A couple of things struck me:
Firstly, despite the in-depth research into the area of games commissioned by the BBC, the BBC at large does not understand the games community - nor does it feel it needs to. Roughly speaking the BBC sees programme making as a legitimate way of discharging the entertainment part of its charter whilst games remain an illegitimate activity. As regards the BBC's growing interest in 'online' and 'multi-platform' approaches, there is a tendency to think only in terms of 'web pages', despite the fact that for an increasing number of people 'entertainment' and 'online' are likely to be experiences delivered via a games platform. The resulting spectacle is that of an elderly organisation desperate to move boldly into the new environment, but clinging to an outdated notion of entertainment - as 'quality' programme-making. This, despite the fact that its most successful online presence (in terms of user rating) is predominantly an online gaming site (Ceebeebies)
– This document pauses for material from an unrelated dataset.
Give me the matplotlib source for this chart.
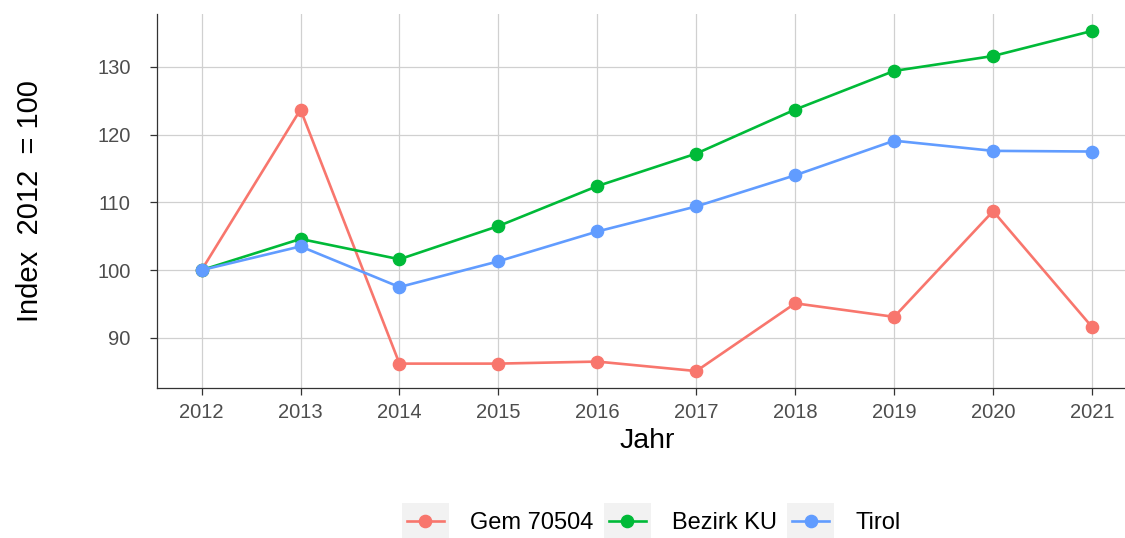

Some of the more pertinent indicators that this is, indeed, an error are as follows:
- 59% of 6-65 year olds in the UK are gamers (26 million gamers), 48% are heavy gamers- audience-wise, there are 9 million players in the Warcraft virtual world alone (to give only one example of a game.)- gaming platforms are online - the xbox360 has its own content distribution network allowing users to get music videos download games etc. (So, for example, Ceebeebies games could currently be made available free to UK xbox users - but aren't)- even the smallest, most affordable games platforms (such as the nintendo DS) allow internet-based gaming and community functionality.- the nintendo Wii (due for release this Friday) is part of an aggressive marketing strategy to broaden the appeal of gaming to all age groups. It comes with a web-browser, flash 8 and ajax capability. It costs £180.
Games consoles (ranging from the nintendo DS to the Playstation 3) will likely become the default channel for accessing the web from home, with games consuming an increasing share of personal entertainment time (PET) as programme viewing diminishes by comparison.
Today, however, a great deal of the BBC's thinking around 'web 2.0' and the online future is skewed by a focus on the weird and wonderful developments happening in web-pages.
For my part, I like to imagine a parallel universe in which the widespread introduction of multi-functional games consoles is accompanied by an explosion of free interactive content provided by the BBC, ranging from immersive role-playing games through to gripping historical recreations.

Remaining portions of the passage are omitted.